GIVEN MATERIAL:
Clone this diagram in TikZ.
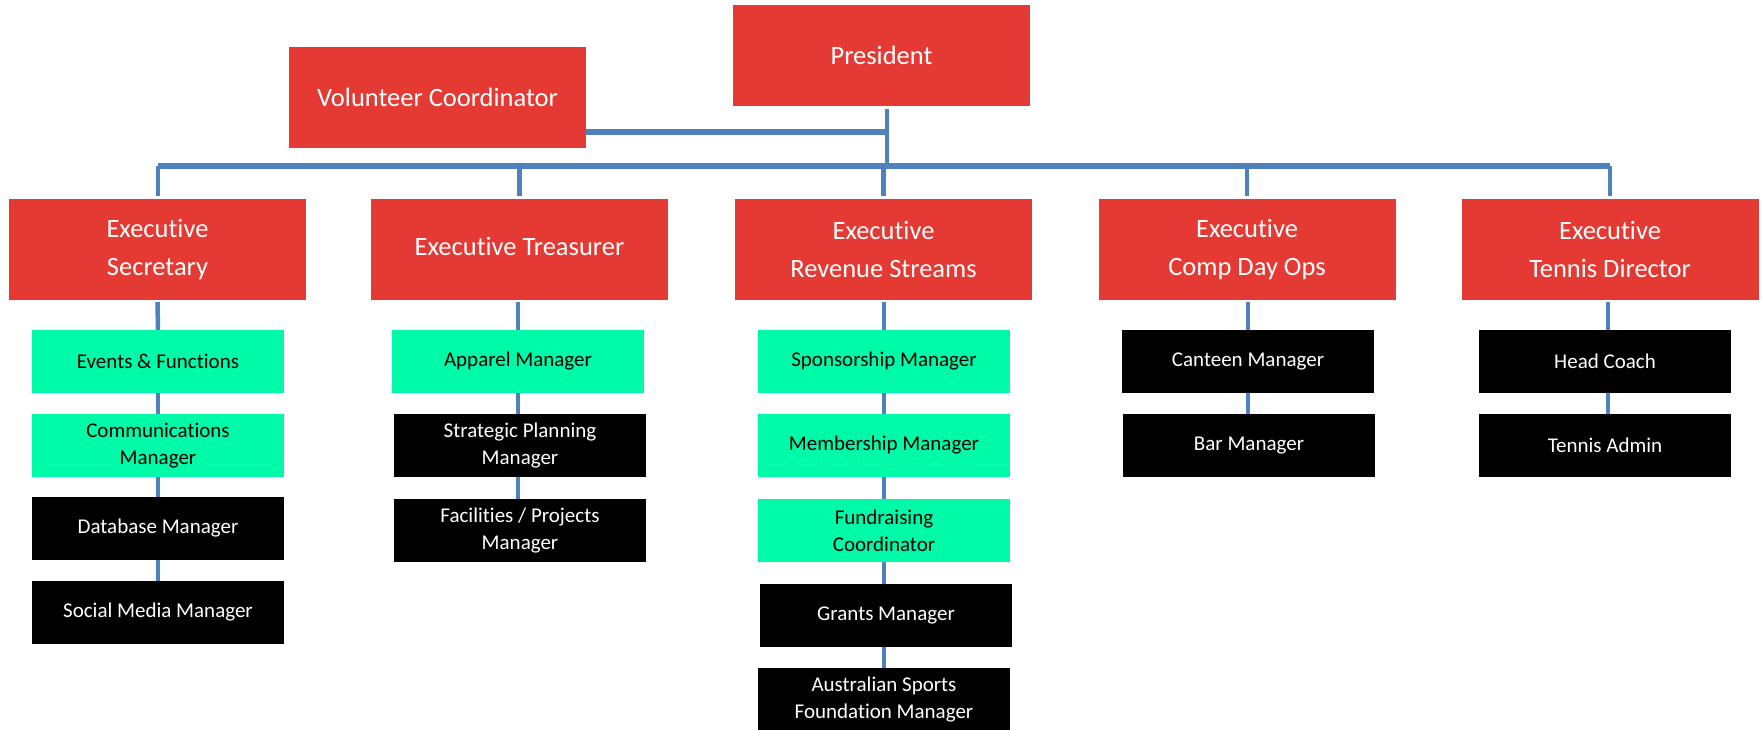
\documentclass[tikz,border=0pt]{standalone}
\usepackage{fontspec}
\setmainfont[Ligatures=NoCommon]{Carlito}
\definecolor{boxred}{HTML}{E53A33}
\definecolor{boxgreen}{HTML}{00FBA8}
\definecolor{linkblue}{HTML}{4F81BD}
\begin{document}
\begin{tikzpicture}[x=1pt,y=-1pt,
  redbox/.style={fill=boxred,text=white,minimum width=297pt,minimum height=101pt,inner sep=0pt,outer sep=0pt,align=center,font=\fontsize{26.5}{38}\selectfont},
  greenbox/.style={fill=boxgreen,text=black,minimum width=252pt,minimum height=63pt,inner sep=0pt,outer sep=0pt,align=center,font=\fontsize{21}{27}\selectfont},
  blackbox/.style={fill=black,text=white,minimum width=252pt,minimum height=63pt,inner sep=0pt,outer sep=0pt,align=center,font=\fontsize{21}{27}\selectfont},
  link/.style={draw=linkblue,line width=4.5pt},
  buslink/.style={draw=linkblue,line width=5.5pt}]
\useasboundingbox (0,0) rectangle (1763,729);
% top level
\node[redbox] (pres) at (881.5,55.5) {President};
\node[redbox] (vol) at (437.5,97.5) {Volunteer Coordinator};
% executives
\node[redbox] (e1) at (157.5,249.5) {Executive\\Secretary};
\node[redbox,text depth=6pt] (e2) at (519.5,249.5) {Executive Treasurer};
\node[redbox] (e3) at (883.5,249.5) {Executive\\Revenue Streams};
\node[redbox] (e4) at (1247,249.5) {Executive\\Comp Day Ops};
\node[redbox] (e5) at (1610,249.5) {Executive\\Tennis Director};
% column 1
\node[greenbox] (c1a) at (158,361.5) {Events \& Functions};
\node[greenbox] (c1b) at (158,445.5) {Communications\\Manager};
\node[blackbox] (c1c) at (158,528.5) {Database Manager};
\node[blackbox] (c1d) at (158,612.5) {Social Media Manager};
% column 2
\node[greenbox] (c2a) at (518,361.5) {Apparel Manager};
\node[blackbox] (c2b) at (520,445.5) {Strategic Planning\\Manager};
\node[blackbox] (c2c) at (520,530.5) {Facilities / Projects\\Manager};
% column 3
\node[greenbox] (c3a) at (884,361.5) {Sponsorship Manager};
\node[greenbox] (c3b) at (884,445.5) {Membership Manager};
\node[greenbox] (c3c) at (884,530.5) {Fundraising\\Coordinator};
\node[blackbox] (c3d) at (886,615.5) {Grants Manager};
\node[blackbox] (c3e) at (884,699) {Australian Sports\\Foundation Manager};
% column 4
\node[blackbox] (c4a) at (1248,361.5) {Canteen Manager};
\node[blackbox] (c4b) at (1249,445.5) {Bar Manager};
% column 5
\node[blackbox] (c5a) at (1605,361.5) {Head Coach};
\node[blackbox] (c5b) at (1605,445.5) {Tennis Admin};
% bus coordinates
\coordinate (busL) at (158,166);
\coordinate (busR) at (1610,166);
\coordinate (pj) at (887,166);
\coordinate (vj) at (887,132);
\coordinate (c5x) at (1608,0);
% connectors
\draw[link] ([yshift=-3pt]pres.south -| pj) -- (pj);
\draw[buslink] (vol.east |- vj) -- (vj);
\draw[buslink] (busL) -- (busR);
\draw[link] (busL) -- ([yshift=3pt]e1.north -| busL);
\draw[link] (e2.north |- busL) -- ([yshift=3pt]e2.north);
\draw[link] (e3.north |- busL) -- ([yshift=3pt]e3.north);
\draw[link] (e4.north |- busL) -- ([yshift=3pt]e4.north);
\draw[link] (busR) -- ([yshift=3pt]e5.north -| busR);
% column lines
\draw[link] ([yshift=-2pt]e1.south) -- (c1a.north);
\draw[link] (c1a.south) -- (c1b.north);
\draw[link] (c1b.south) -- (c1c.north);
\draw[link] (c1c.south) -- (c1d.north);
\draw[link] ([yshift=-2pt]e2.south -| c2a.north) -- (c2a.north);
\draw[link] (c2a.south) -- (c2a.south |- c2b.north);
\draw[link] (c2b.south -| c2a.south) -- (c2c.north -| c2a.south);
\draw[link] ([yshift=-2pt]e3.south -| c3a.north) -- (c3a.north);
\draw[link] (c3a.south) -- (c3b.north);
\draw[link] (c3b.south) -- (c3c.north);
\draw[link] (c3c.south) -- (c3c.south |- c3d.north);
\draw[link] (c3d.south -| c3e.north) -- (c3e.north);
\draw[link] ([yshift=-2pt]e4.south -| c4a.north) -- (c4a.north);
\draw[link] (c4a.south) -- (c4a.south |- c4b.north);
\draw[link] ([yshift=-2pt]e5.south -| c5x) -- (c5a.north -| c5x);
\draw[link] (c5a.south -| c5x) -- (c5b.north -| c5x);
\end{tikzpicture}
\end{document}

EXERCISE AIM:
Copy all the lines of data exactly as they appear, dropping any images.

FINISHED ANSWER:
Clone this diagram in TikZ.
\documentclass[tikz,border=0pt]{standalone}
\usepackage{fontspec}
\setmainfont[Ligatures=NoCommon]{Carlito}
\definecolor{boxred}{HTML}{E53A33}
\definecolor{boxgreen}{HTML}{00FBA8}
\definecolor{linkblue}{HTML}{4F81BD}
\begin{document}
\begin{tikzpicture}[x=1pt,y=-1pt,
  redbox/.style={fill=boxred,text=white,minimum width=297pt,minimum height=101pt,inner sep=0pt,outer sep=0pt,align=center,font=\fontsize{26.5}{38}\selectfont},
  greenbox/.style={fill=boxgreen,text=black,minimum width=252pt,minimum height=63pt,inner sep=0pt,outer sep=0pt,align=center,font=\fontsize{21}{27}\selectfont},
  blackbox/.style={fill=black,text=white,minimum width=252pt,minimum height=63pt,inner sep=0pt,outer sep=0pt,align=center,font=\fontsize{21}{27}\selectfont},
  link/.style={draw=linkblue,line width=4.5pt},
  buslink/.style={draw=linkblue,line width=5.5pt}]
\useasboundingbox (0,0) rectangle (1763,729);
% top level
\node[redbox] (pres) at (881.5,55.5) {President};
\node[redbox] (vol) at (437.5,97.5) {Volunteer Coordinator};
% executives
\node[redbox] (e1) at (157.5,249.5) {Executive\\Secretary};
\node[redbox,text depth=6pt] (e2) at (519.5,249.5) {Executive Treasurer};
\node[redbox] (e3) at (883.5,249.5) {Executive\\Revenue Streams};
\node[redbox] (e4) at (1247,249.5) {Executive\\Comp Day Ops};
\node[redbox] (e5) at (1610,249.5) {Executive\\Tennis Director};
% column 1
\node[greenbox] (c1a) at (158,361.5) {Events \& Functions};
\node[greenbox] (c1b) at (158,445.5) {Communications\\Manager};
\node[blackbox] (c1c) at (158,528.5) {Database Manager};
\node[blackbox] (c1d) at (158,612.5) {Social Media Manager};
% column 2
\node[greenbox] (c2a) at (518,361.5) {Apparel Manager};
\node[blackbox] (c2b) at (520,445.5) {Strategic Planning\\Manager};
\node[blackbox] (c2c) at (520,530.5) {Facilities / Projects\\Manager};
% column 3
\node[greenbox] (c3a) at (884,361.5) {Sponsorship Manager};
\node[greenbox] (c3b) at (884,445.5) {Membership Manager};
\node[greenbox] (c3c) at (884,530.5) {Fundraising\\Coordinator};
\node[blackbox] (c3d) at (886,615.5) {Grants Manager};
\node[blackbox] (c3e) at (884,699) {Australian Sports\\Foundation Manager};
% column 4
\node[blackbox] (c4a) at (1248,361.5) {Canteen Manager};
\node[blackbox] (c4b) at (1249,445.5) {Bar Manager};
% column 5
\node[blackbox] (c5a) at (1605,361.5) {Head Coach};
\node[blackbox] (c5b) at (1605,445.5) {Tennis Admin};
% bus coordinates
\coordinate (busL) at (158,166);
\coordinate (busR) at (1610,166);
\coordinate (pj) at (887,166);
\coordinate (vj) at (887,132);
\coordinate (c5x) at (1608,0);
% connectors
\draw[link] ([yshift=-3pt]pres.south -| pj) -- (pj);
\draw[buslink] (vol.east |- vj) -- (vj);
\draw[buslink] (busL) -- (busR);
\draw[link] (busL) -- ([yshift=3pt]e1.north -| busL);
\draw[link] (e2.north |- busL) -- ([yshift=3pt]e2.north);
\draw[link] (e3.north |- busL) -- ([yshift=3pt]e3.north);
\draw[link] (e4.north |- busL) -- ([yshift=3pt]e4.north);
\draw[link] (busR) -- ([yshift=3pt]e5.north -| busR);
% column lines
\draw[link] ([yshift=-2pt]e1.south) -- (c1a.north);
\draw[link] (c1a.south) -- (c1b.north);
\draw[link] (c1b.south) -- (c1c.north);
\draw[link] (c1c.south) -- (c1d.north);
\draw[link] ([yshift=-2pt]e2.south -| c2a.north) -- (c2a.north);
\draw[link] (c2a.south) -- (c2a.south |- c2b.north);
\draw[link] (c2b.south -| c2a.south) -- (c2c.north -| c2a.south);
\draw[link] ([yshift=-2pt]e3.south -| c3a.north) -- (c3a.north);
\draw[link] (c3a.south) -- (c3b.north);
\draw[link] (c3b.south) -- (c3c.north);
\draw[link] (c3c.south) -- (c3c.south |- c3d.north);
\draw[link] (c3d.south -| c3e.north) -- (c3e.north);
\draw[link] ([yshift=-2pt]e4.south -| c4a.north) -- (c4a.north);
\draw[link] (c4a.south) -- (c4a.south |- c4b.north);
\draw[link] ([yshift=-2pt]e5.south -| c5x) -- (c5a.north -| c5x);
\draw[link] (c5a.south -| c5x) -- (c5b.north -| c5x);
\end{tikzpicture}
\end{document}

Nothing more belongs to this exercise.